[PROBLEM STATEMENT]: Print exactly what lies from the line with "Recreate this image" down to the line with "market = [4.6, 24.4, 59.8, 112.6, 180.4]", counting both of those lines, but not the pictures.

A block of data
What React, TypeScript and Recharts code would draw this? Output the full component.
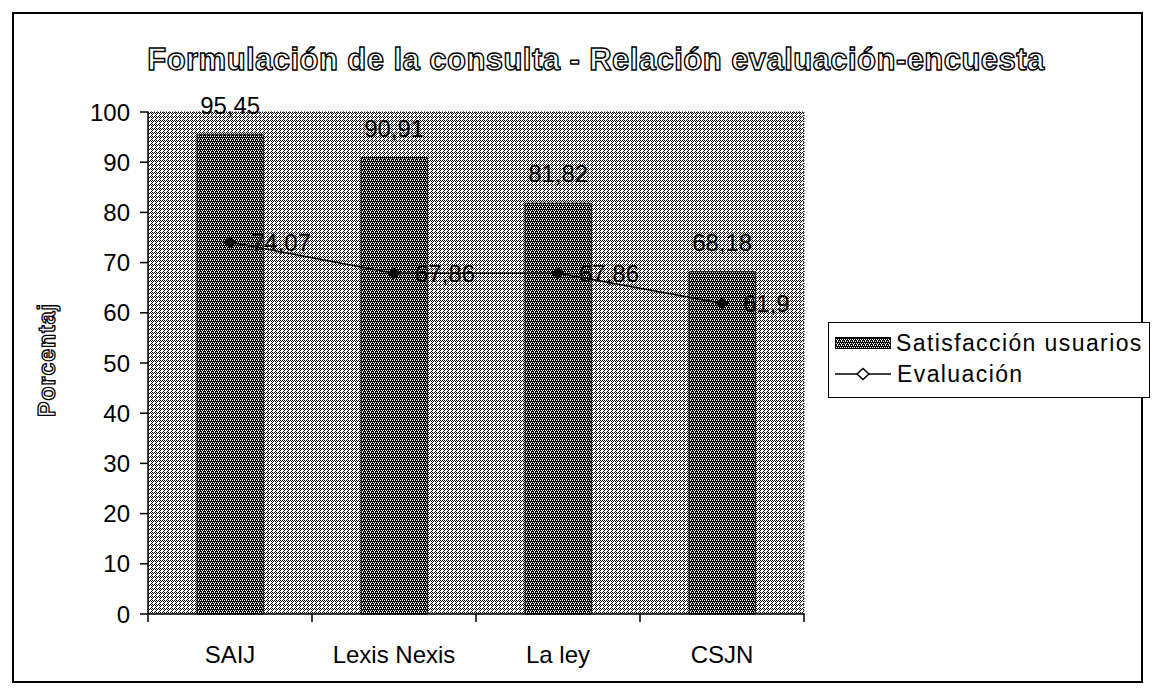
import React from 'react';
import { ComposedChart, Bar, Line, XAxis, YAxis, CartesianGrid, LabelList, Legend, ReferenceLine } from 'recharts';

const categories = ['SAIJ', 'Lexis Nexis', 'La ley', 'CSJN'];
const satisfaccion = [95.45, 90.91, 81.82, 68.18];
const evaluacion = [74.07, 67.86, 67.86, 61.9];
const yTicks = [0, 10, 20, 30, 40, 50, 60, 70, 80, 90, 100];

const data = categories.map((name, i) => ({
  name,
  satisfaccion: satisfaccion[i],
  evaluacion: evaluacion[i],
}));

const FONT = '"Liberation Sans", Arial, sans-serif';
const fmt = (v: number) => String(v).replace('.', ',');

// filled diamond marker for the line
const Diamond = (props: any) => {
  const { cx, cy } = props;
  if (cx == null || cy == null) return null;
  return <polygon points={`${cx},${cy - 6} ${cx + 7},${cy} ${cx},${cy + 6} ${cx - 7},${cy}`} fill="#000" />;
};

const LineLabel = (props: any) => {
  const { x, y, value } = props;
  return (
    <text x={x + 21} y={y} dy="0.36em" fontSize={24} fontFamily={FONT} fill="#000">
      {fmt(value)}
    </text>
  );
};

// category label plus tick marks on the band edges (Excel style)
const CatTick = (props: any) => {
  const { x, y, payload, index, visibleTicksCount, width } = props;
  const count = visibleTicksCount || categories.length;
  const half = payload?.offset || (width ? width / count / 2 : 0);
  const last = index === count - 1;
  return (
    <g>
      <line x1={x - half} x2={x - half} y1={y} y2={y + 8} stroke="#000" strokeWidth={1.5} />
      {last && <line x1={x + half} x2={x + half} y1={y} y2={y + 8} stroke="#000" strokeWidth={1.5} />}
      <text x={x} y={y + 49} textAnchor="middle" fontSize={24} fontFamily={FONT} fill="#000">
        {payload.value}
      </text>
    </g>
  );
};

const YLabel = (props: any) => {
  const { viewBox } = props;
  const cy = viewBox.y + viewBox.height / 2 - 3;
  return (
    <text
      x={47}
      y={cy}
      transform={`rotate(-90, 47, ${cy})`}
      textAnchor="middle"
      dy="0.36em"
      fontSize={23}
      fontWeight="bold"
      fontFamily={FONT}
      fill="#fff"
      stroke="#000"
      strokeWidth={1.3}
      letterSpacing={1}
    >
      Porcentaj
    </text>
  );
};

const renderLegend = () => (
  <div
    style={{
      border: '1.5px solid #000',
      background: '#fff',
      boxSizing: 'border-box',
      width: 322,
      height: 76,
      padding: '4px 0 0 6px',
      fontFamily: FONT,
      fontSize: 23,
      letterSpacing: 1.4,
      color: '#000',
    }}
  >
    <div style={{ display: 'flex', alignItems: 'center', height: 32 }}>
      <svg width={56} height={12} style={{ marginRight: 5 }}>
        <rect x={0.5} y={0.5} width={55} height={11} fill="url(#barPat)" stroke="#000" />
      </svg>
      <span>Satisfacción usuarios</span>
    </div>
    <div style={{ display: 'flex', alignItems: 'center', height: 30 }}>
      <svg width={56} height={14} style={{ marginRight: 6 }}>
        <line x1={0} y1={7} x2={56} y2={7} stroke="#000" strokeWidth={1.5} />
        <polygon points="28,1.5 34,7 28,12.5 22,7" fill="#fff" stroke="#000" strokeWidth={1.5} />
      </svg>
      <span>Evaluación</span>
    </div>
  </div>
);

export default function App() {
  return (
    <div style={{ position: 'absolute', left: 0, top: 0, width: 1153, height: 695, background: '#fff' }}>
      <div
        style={{
          position: 'absolute',
          left: 12,
          top: 12,
          width: 1131,
          height: 671,
          border: '2px solid #000',
          boxSizing: 'border-box',
        }}
      />
      <div
        style={{
          position: 'absolute',
          left: 100,
          top: 42,
          width: 992,
          textAlign: 'center',
          fontFamily: FONT,
          fontSize: 31,
          fontWeight: 'bold',
          color: '#fff',
          WebkitTextStroke: '1.4px #000',
          letterSpacing: 0.45,
          whiteSpace: 'nowrap',
        }}
      >
        Formulación de la consulta - Relación evaluación-encuesta
      </div>
      <ComposedChart
        width={1153}
        height={695}
        data={data}
        margin={{ top: 112, right: 348, bottom: 0, left: 0 }}
        barCategoryGap="30%"
        style={{ position: 'absolute', left: 0, top: 0 }}
      >
        <defs>
          <pattern id="bgPat" width={4} height={4} patternUnits="userSpaceOnUse">
            <rect width={4} height={4} fill="#fff" />
            <rect x={0} y={0} width={1} height={1} fill="#000" />
            <rect x={2} y={0} width={1} height={1} fill="#000" />
            <rect x={1} y={1} width={1} height={1} fill="#000" />
            <rect x={3} y={1} width={1} height={1} fill="#000" />
            <rect x={0} y={2} width={1} height={1} fill="#000" />
            <rect x={3} y={3} width={1} height={1} fill="#000" />
          </pattern>
          <pattern id="barPat" width={4} height={4} patternUnits="userSpaceOnUse">
            <rect width={4} height={4} fill="#000" />
            <rect x={0} y={0} width={1} height={1} fill="#fff" />
            <rect x={2} y={0} width={1} height={1} fill="#fff" />
            <rect x={1} y={2} width={1} height={1} fill="#fff" />
            <rect x={3} y={2} width={1} height={1} fill="#fff" />
            <rect x={2} y={3} width={1} height={1} fill="#fff" />
          </pattern>
        </defs>
        <CartesianGrid horizontal={false} vertical={false} fill="url(#bgPat)" />
        <XAxis
          dataKey="name"
          height={81}
          interval={0}
          tickSize={0}
          tickMargin={0}
          tickLine={false}
          axisLine={{ stroke: '#000', strokeWidth: 1.5 }}
          tick={<CatTick />}
        />
        <YAxis
          width={148}
          domain={[0, 100]}
          ticks={yTicks}
          interval={0}
          tickSize={8}
          tickMargin={10}
          tick={{ fill: '#000', fontSize: 24, fontFamily: FONT }}
          axisLine={{ stroke: '#000', strokeWidth: 1.5 }}
          tickLine={{ stroke: '#000', strokeWidth: 1.5 }}
          label={<YLabel />}
        />
        {/* dotted right border of the plot area */}
        <YAxis
          yAxisId="right"
          orientation="right"
          width={1}
          domain={[0, 100]}
          tick={false}
          tickLine={false}
          axisLine={{ stroke: '#000', strokeDasharray: '1 2' }}
        />
        {/* dotted top border */}
        <ReferenceLine y={100} stroke="#000" strokeDasharray="1 2" />
        <Bar dataKey="satisfaccion" name="Satisfacción usuarios" fill="url(#barPat)" stroke="#000" strokeWidth={1} isAnimationActive={false}>
          <LabelList dataKey="satisfaccion" position="top" offset={21} formatter={(v: any) => fmt(v)} fill="#000" fontSize={24} fontFamily={FONT} />
        </Bar>
        <Line
          dataKey="evaluacion"
          name="Evaluación"
          stroke="#000"
          strokeWidth={1.5}
          dot={<Diamond />}
          activeDot={false}
          isAnimationActive={false}
        >
          <LabelList dataKey="evaluacion" content={<LineLabel />} />
        </Line>
        <Legend
          layout="horizontal"
          verticalAlign="middle"
          align="center"
          content={renderLegend}
          wrapperStyle={{ left: 828, top: 322, width: 322, height: 76 }}
        />
      </ComposedChart>
    </div>
  );
}
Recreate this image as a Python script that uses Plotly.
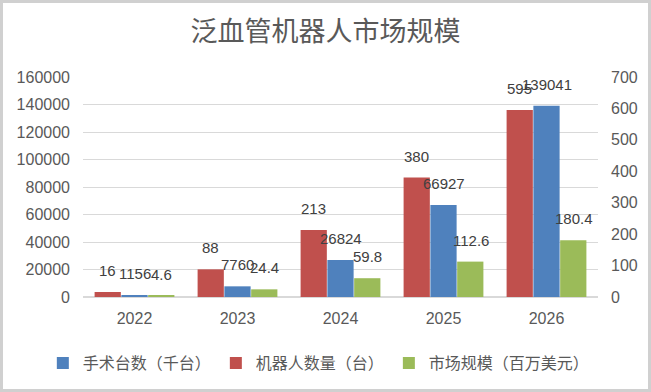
import plotly.graph_objects as go

years = ["2022", "2023", "2024", "2025", "2026"]
surgeries = [1156, 7760, 26824, 66927, 139041]      # 手术台数（千台） left axis
robots = [16, 88, 213, 380, 595]                    # 机器人数量（台） right axis
market = [4.6, 24.4, 59.8, 112.6, 180.4]            # 市场规模（百万美元） right axis

left_ticks = [0, 20000, 40000, 60000, 80000, 100000, 120000, 140000, 160000]
right_ticks = [0, 100, 200, 300, 400, 500, 600, 700]

label_font = dict(family="Liberation Sans, Arial, sans-serif", size=15, color="#404040")
tick_font = dict(family="Liberation Sans, Arial, sans-serif", size=16, color="#595959")

# (name, values, axis, offset group, colour, legend rank, pixel shift of label within group)
series = [
    ("机器人数量（台）", robots, "y2", "a", "#c0504d", 2, -27),
    ("手术台数（千台）", surgeries, "y", "b", "#4f81bd", 1, 0),
    ("市场规模（百万美元）", market, "y2", "c", "#9bbb59", 3, 27),
]

fig = go.Figure()
annotations = []
for name, vals, axis, grp, color, rank, shift in series:
    fig.add_trace(go.Bar(
        x=years, y=vals, name=name, yaxis=axis, offsetgroup=grp,
        marker=dict(color=color, line=dict(width=0)), legendrank=rank,
    ))
    for i, v in enumerate(vals):
        annotations.append(dict(
            x=i, y=v, xref="x", yref=axis, text=str(v), showarrow=False,
            xanchor="center", yanchor="bottom", xshift=shift, yshift=11,
            font=label_font,
        ))

fig.update_layout(
    width=651, height=392,
    margin=dict(l=83, r=53, t=77, b=95, autoexpand=False),
    paper_bgcolor="white", plot_bgcolor="white",
    barmode="group", bargap=0.22, bargroupgap=0.02,
    title=dict(text="泛血管机器人市场规模", x=0.5, xanchor="center", y=0.92, yanchor="middle",
               font=dict(family="Noto Sans CJK SC", size=27, color="#595959")),
    xaxis=dict(type="category", tickfont=tick_font, showgrid=False, showline=False,
               ticks="", ticklabelstandoff=10, automargin=False),
    yaxis=dict(range=[0, 160000], tickvals=left_ticks, ticktext=[str(v) for v in left_ticks],
               tickfont=tick_font, showgrid=True, gridcolor="#d9d9d9", gridwidth=1,
               zeroline=True, zerolinecolor="#d9d9d9", showline=False, ticks="",
               ticklabelstandoff=12, automargin=False),
    yaxis2=dict(range=[0, 700], tickvals=right_ticks, ticktext=[str(v) for v in right_ticks],
                overlaying="y", side="right", tickfont=tick_font, showgrid=False,
                zeroline=False, showline=False, ticks="", ticklabelstandoff=12,
                automargin=False),
    legend=dict(orientation="h", x=-0.078, xanchor="left", y=-0.3, yanchor="middle",
                font=dict(family="Noto Sans CJK SC", size=16, color="#595959"),
                itemwidth=30, tracegroupgap=0),
    showlegend=True,
    annotations=annotations,
    shapes=[dict(type="rect", xref="paper", yref="paper",
                 x0=(1.5 - 83) / 515, x1=(649.5 - 83) / 515,
                 y0=(297 - 390.5) / 220, y1=(297 - 1.5) / 220,
                 line=dict(color="#d0d0d0", width=3), fillcolor="rgba(0,0,0,0)", layer="below")],
)

fig.write_html("out.html", config={"displayModeBar": False},
               post_script="document.body.style.margin='0';")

[PROBLEM SOLUTION]:
Recreate this image as a Python script that uses Plotly.
import plotly.graph_objects as go

years = ["2022", "2023", "2024", "2025", "2026"]
surgeries = [1156, 7760, 26824, 66927, 139041]      # 手术台数（千台） left axis
robots = [16, 88, 213, 380, 595]                    # 机器人数量（台） right axis
market = [4.6, 24.4, 59.8, 112.6, 180.4]            # 市场规模（百万美元） right axis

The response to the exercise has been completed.